A throwback can occur after a price breaks through its resistance line on a technical chart. A throwback is the opposite of a retraction after a price breaks through its support line on a technical chart. A throwback pattern will show a price moving higher through its resistance but then retracting towards the resistance line.
Throwbacks can be important technical patterns for technical traders. Generally, traders will typically use an envelope channel chart in their technical analysis of security prices. Envelope channels create fluid resistance and support trendlines around the price of a security. Resistance and support trendlines can be one of the most common areas where a security will experience a reversal. However, not all securities will reverse at these trendlines which makes them important areas to watch for price movement.

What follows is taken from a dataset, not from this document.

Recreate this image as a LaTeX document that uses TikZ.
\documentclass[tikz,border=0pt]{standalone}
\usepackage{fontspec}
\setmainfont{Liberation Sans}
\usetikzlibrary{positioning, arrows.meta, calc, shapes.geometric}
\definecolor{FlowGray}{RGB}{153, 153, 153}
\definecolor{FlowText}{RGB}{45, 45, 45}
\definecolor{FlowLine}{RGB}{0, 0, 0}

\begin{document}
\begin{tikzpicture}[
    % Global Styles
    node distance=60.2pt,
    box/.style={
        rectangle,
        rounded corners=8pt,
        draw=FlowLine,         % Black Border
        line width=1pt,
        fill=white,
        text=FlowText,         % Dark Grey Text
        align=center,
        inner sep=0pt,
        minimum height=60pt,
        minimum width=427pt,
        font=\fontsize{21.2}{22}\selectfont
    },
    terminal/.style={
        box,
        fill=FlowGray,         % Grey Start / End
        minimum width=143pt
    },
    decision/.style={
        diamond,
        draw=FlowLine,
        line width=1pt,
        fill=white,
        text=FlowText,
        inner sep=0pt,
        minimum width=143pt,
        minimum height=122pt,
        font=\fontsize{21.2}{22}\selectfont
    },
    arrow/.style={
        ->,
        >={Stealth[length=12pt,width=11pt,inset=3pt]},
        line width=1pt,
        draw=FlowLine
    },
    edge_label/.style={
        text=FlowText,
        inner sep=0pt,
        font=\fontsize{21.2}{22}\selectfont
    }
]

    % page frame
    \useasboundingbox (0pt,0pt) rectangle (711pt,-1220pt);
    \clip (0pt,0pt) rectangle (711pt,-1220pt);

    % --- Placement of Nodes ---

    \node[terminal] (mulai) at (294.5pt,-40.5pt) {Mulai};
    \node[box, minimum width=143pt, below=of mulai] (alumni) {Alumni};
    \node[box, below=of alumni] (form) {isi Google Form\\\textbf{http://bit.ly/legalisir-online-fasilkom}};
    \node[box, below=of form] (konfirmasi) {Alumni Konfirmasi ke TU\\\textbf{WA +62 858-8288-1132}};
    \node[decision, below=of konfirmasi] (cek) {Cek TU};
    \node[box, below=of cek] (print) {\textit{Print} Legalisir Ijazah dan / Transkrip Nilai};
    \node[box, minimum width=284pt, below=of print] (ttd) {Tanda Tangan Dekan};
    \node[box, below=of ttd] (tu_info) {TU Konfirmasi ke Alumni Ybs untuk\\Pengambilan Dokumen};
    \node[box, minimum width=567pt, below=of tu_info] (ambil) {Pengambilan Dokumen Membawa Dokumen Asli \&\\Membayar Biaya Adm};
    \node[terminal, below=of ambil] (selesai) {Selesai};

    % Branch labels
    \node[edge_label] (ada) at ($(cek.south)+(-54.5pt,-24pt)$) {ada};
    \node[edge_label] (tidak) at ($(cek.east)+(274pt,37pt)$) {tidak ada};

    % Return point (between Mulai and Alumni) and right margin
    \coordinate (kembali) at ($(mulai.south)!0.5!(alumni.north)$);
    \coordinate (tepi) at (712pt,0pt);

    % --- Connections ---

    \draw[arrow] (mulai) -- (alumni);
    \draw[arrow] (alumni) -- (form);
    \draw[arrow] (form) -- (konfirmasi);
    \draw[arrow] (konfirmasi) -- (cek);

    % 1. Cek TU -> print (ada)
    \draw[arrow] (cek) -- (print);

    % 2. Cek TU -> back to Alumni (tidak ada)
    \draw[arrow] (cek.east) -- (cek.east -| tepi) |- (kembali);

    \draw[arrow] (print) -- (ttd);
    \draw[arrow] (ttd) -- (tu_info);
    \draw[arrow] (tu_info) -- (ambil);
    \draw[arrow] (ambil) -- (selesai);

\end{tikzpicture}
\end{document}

Traders may use a variety of different envelope channels to create resistance and support trendlines. Bollinger Bands are one of the most common channels, charting a resistance trendline two standard deviations above the moving average. When a security’s price reaches its resistance level it can either reverse or move through the trendline which over time will push the resistance line higher.
If a security’s price breaks through its resistance trendline it is common for the price to retract back toward the trendline at some point. When the price shows significant retraction and movement sideways, a throwback occurs. A throwback may be a correction followed by a return back below the resistance trendline. However, in many cases a throwback will be followed by further movements higher.
The move back toward the level of a breakout may be alarming and it causes many to panic and close their position because they think the pattern is not valid. This retest of the breakout level isn't all that bad and is quite common. The successful bounce off the resistance can actually help strengthen the pattern and its suggested new direction.
A pullback is often characterized as the opposite of a throwback. This chart pattern is based on the same concepts as a throwback however it occurs at the support line. In a pullback pattern a price will break through its envelope channel support line and then retract back toward the support line.
A pullback may be followed by movement back above the support line. However, similar to price action following a throwback, the pattern is likely to continue breaking further away from the support level. Generally, both a pullback and throwback show new supply and demand being established in the market that creates further momentum towards the breakout direction.